Hayfield with beautiful flowers

Climate change has put the C word high up on the land use agenda and all of a sudden everyone wants to tell you how great they are at storing it. Sitka spruce growers exclaim, ‘look how fast my trees grow!’ whilst large-scale farmers brag, ‘grassland’s a great carbon store and I’ve got loads of it!’. There’s nothing like public statements on land use from BIG forestry/agriculture to muddy the …erm… mud.

Just to give a short response to our BIG cousins…the sitka spruce industry (the conifer that dominates our uplands) is hugely responsible for degrading our most overwhelmingly important terrestrial carbon sink – peatland. So, sorry guys, no matter how big your trees grow, your carbon history is disastrous. And yes, grassland soils can also store significant amounts of carbon; a property that is trashed by ploughing and applying chemical soil modifiers (‘fertiliser’ is not a suitable term for the stuff.) On top of that, half of the degraded peatland in Wales is land that has been drained for agriculture.

Phew, got that off my chest.

Mixed Broadleaf Woodland

So what sorts of land use (on non-peat soils) are actually capturing and storing, rather than releasing carbon? The land at Bron Haul was bought 30 years ago. The previous tenant farmer had kept sheep on the land from 1978-1995. Previous to that, he had been ploughing what we now keep as a hayfield to grow barley and the grassland was grazed with sheep, a small dairy herd and treated with lime and farmyard manure.

When David bought the Bron Haul land in 1995, he planted 16 of the 28 hectares with mixed broadleaf, whilst the remaining grassland was grazed with sheep and cattle, (including a house cow). The sheep left in 2014 when a further 4 hectares was given over to woodland.

Permanent Pasture

The farm has been managed under the Tir Gofal and Glastir agri-environment schemes including low manure input and low stocking rate prescriptions for the permanent pasture and hayfield and stock exclusion for the woodland. Farming is a very visible sport. Only too aware of the public appeal of the lawn-like green sheen of the majority of farmed land, our slightly tussocky, sometimes feggy, shockingly flowery fields, much as we love them, can feel like a harshly-judged second best. The agri-environment scheme prescriptions that have resulted in our wonderfully messy fields were intended to improve biodiversity, build soil and sequester carbon. Have we achieved anything more than an expression of good intentions?

In early December 2022 we had our soils tested through the agricultural support and training organisation Farming Connect. We don’t do any soil testing so we had no idea what to expect. The results came back this week, and Hurrah! we are celebrating!

The carbon soil tests were done on three parcels of land; a woodland block, the adjacent permanent pasture and the hayfield.

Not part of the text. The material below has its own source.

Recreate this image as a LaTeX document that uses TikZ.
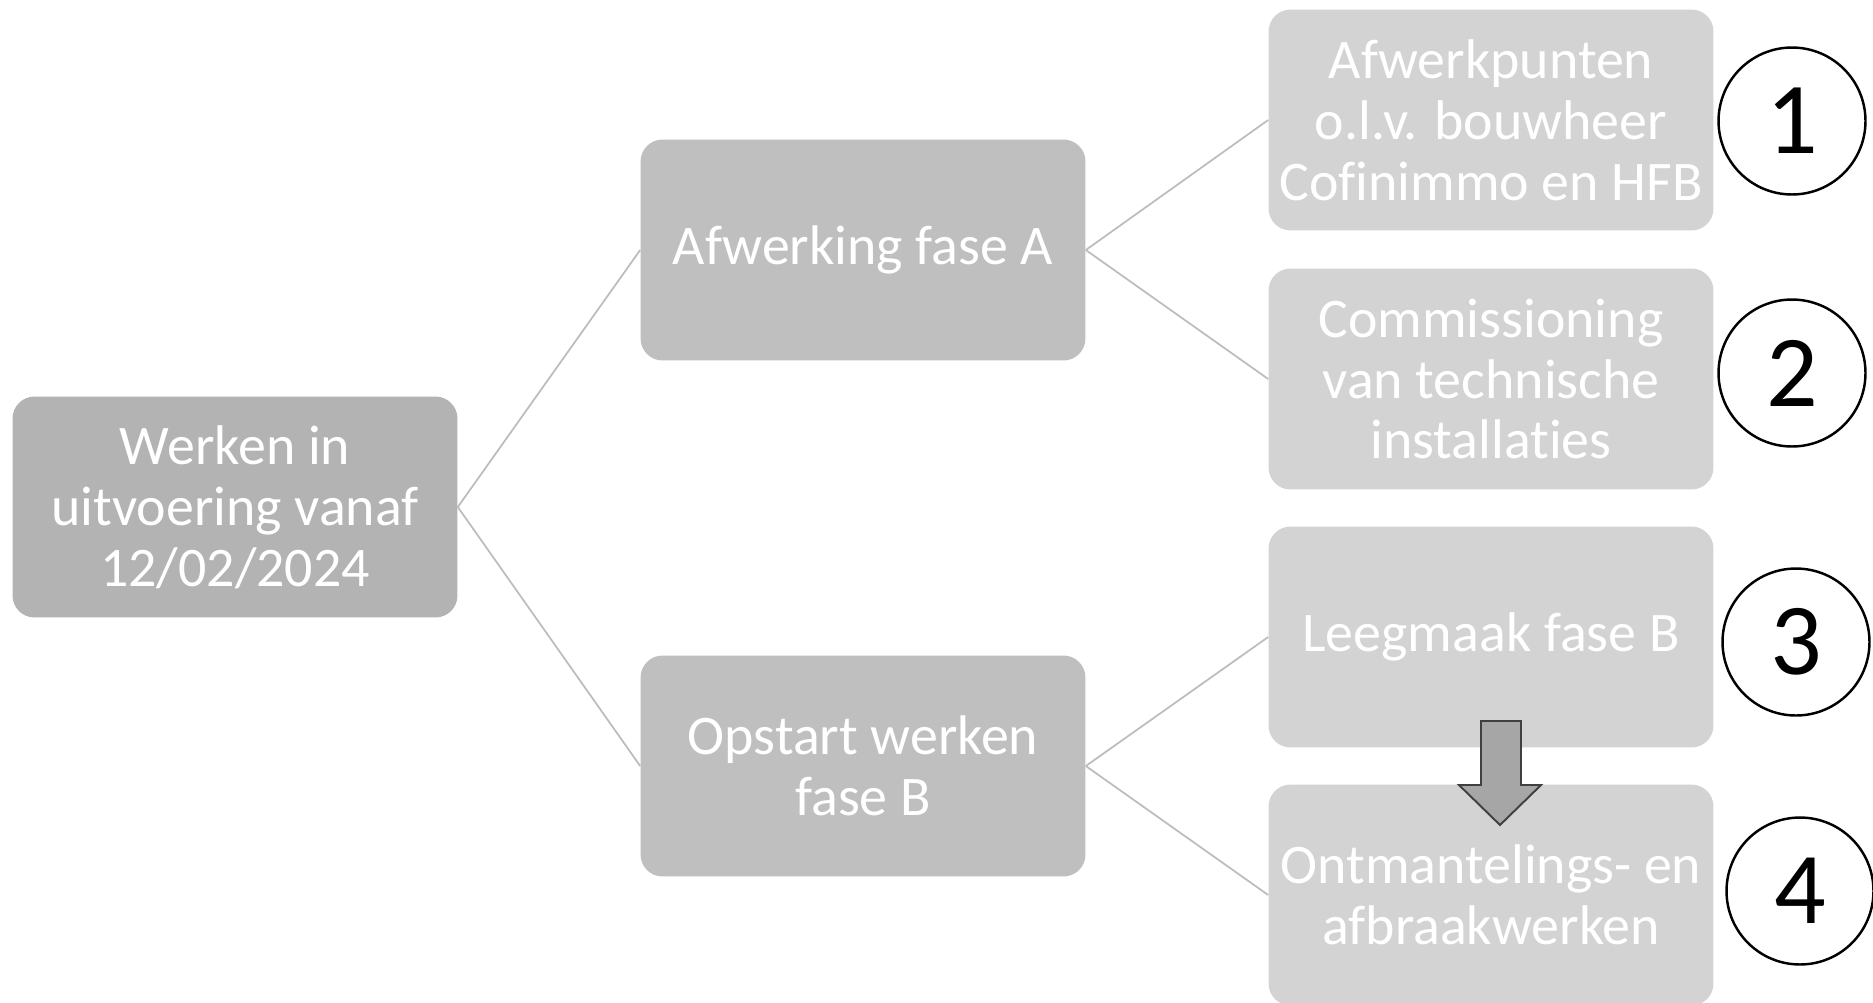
\documentclass[tikz,border=0pt]{standalone}
\usepackage{fontspec}
\setmainfont{Carlito}[Ligatures=NoCommon]
\definecolor{rootfill}{HTML}{B3B3B3}
\definecolor{midfill}{HTML}{BFBFBF}
\definecolor{leaffill}{HTML}{D3D3D3}
\definecolor{connline}{HTML}{BDBDBD}
\definecolor{arrowfill}{HTML}{A6A6A6}
\definecolor{arrowline}{HTML}{404040}
\begin{document}
\begin{tikzpicture}[x=0.02cm,y=-0.02cm,
  box/.style={rectangle, rounded corners=0.44cm, minimum width=8.9cm, minimum height=4.42cm,
    inner sep=0pt, align=center, text=white, font=\fontsize{31.8}{34.6}\selectfont},
  rootbox/.style={box, fill=rootfill},
  midbox/.style={box, fill=midfill},
  leafbox/.style={box, fill=leaffill},
  numcircle/.style={circle, draw=black, line width=1.4pt, minimum size=2.94cm, inner sep=0pt,
    font=\fontsize{58}{58}\selectfont},
  conn/.style={draw=connline, line width=1pt},
  blockarrow/.style={fill=arrowfill, draw=arrowline, line width=1.1pt, line join=miter}]
\useasboundingbox[fill=white] (0,0) rectangle (1873,1002);

\node[rootbox] (root) at (235,507) {Werken in\\uitvoering vanaf\\12/02/2024};
\node[midbox] (A) at (863,250) {Afwerking fase A};
\node[midbox] (B) at (863,766) {Opstart werken\\fase B};
\node[leafbox] (R1) at (1491,120) {Afwerkpunten\\o.l.v. bouwheer\\Cofinimmo en HFB};
\node[leafbox] (R2) at (1491,379) {Commissioning\\van technische\\installaties};
\node[leafbox] (R3) at (1491,637) {Leegmaak fase B};
\node[leafbox] (R4) at (1491,895) {Ontmantelings- en\\afbraakwerken};

\node[numcircle] (C1) at (1792,121) {1};
\node[numcircle] (C2) at (1792,373) {2};
\node[numcircle] (C3) at (1796,642) {3};
\node[numcircle] (C4) at (1800,891) {4};

\draw[conn] (root.east) -- (A.west);
\draw[conn] (root.east) -- (B.west);
\draw[conn] (A.east) -- (R1.west);
\draw[conn] (A.east) -- (R2.west);
\draw[conn] (B.east) -- (R3.west);
\draw[conn] (B.east) -- (R4.west);

\draw[blockarrow] (1481,721) -- (1521,721) -- (1521,785) -- (1541,785) -- (1500,825)
  -- (1459,785) -- (1481,785) -- cycle;
\end{tikzpicture}
\end{document}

The hayfield has had farmyard manure applied three times in the last 16 years whilst the pasture has had no inputs.

Current use Sample depth (cm) Organic Matter (%) Organic Carbon Stock (tonnes/hectare)
Broadleaf woodland 30 9.1 137
Pasture 20 12.5 111
Hay meadow 15 11.2 78

 

What does this mean? Well, the sample depth target was 30cm. We are on fairly thin soils over shale. In the fields, the soil wasn’t deep enough to sample at 30cm. The historically ploughed hay meadow had the thinnest soils at 15cm. The woodland however had at least 30cm of soil compared to the pasture’s 20cm. These used to be the same field! After 27 years, the woodland had developed at least 10cm extra soil depth. Hey, beautiful trees, I’m so proud of you!

Soil is a mixture of minerals (rock, sand, silt and clay), organic matter (dead vegetation and soil creatures), air pockets and living things (from macro fauna like badgers and moles through to microbes like fungi and bacteria). Organic matter is important as a food source for a healthy, complex soil ecosystem and as a place where soil nutrients are captured so they are not washed out of the soil and can be available for plants.

Farming Connect measured our soil carbon. We hoped to be doing okay. As it was, OMG! we were off the scale! All 3 parcels recorded over 9% organic matter. The table below shows the levels that would be considered favourable. Dear earthworms, whose casts are scattered across the fields right now, you are so very welcome!

All in all, we’re mightily delighted to see that the choices we are making are having a positive effect. Our soils are getting deeper, the carbon is building and the organic matter gives the chance for greater biodiversity. Our next big challenge as the woodland develops is getting as much of that timber as possible into enduring end uses, capturing carbon in timber frames, cladding, floorboards and furniture. Let the carbon revolution begin!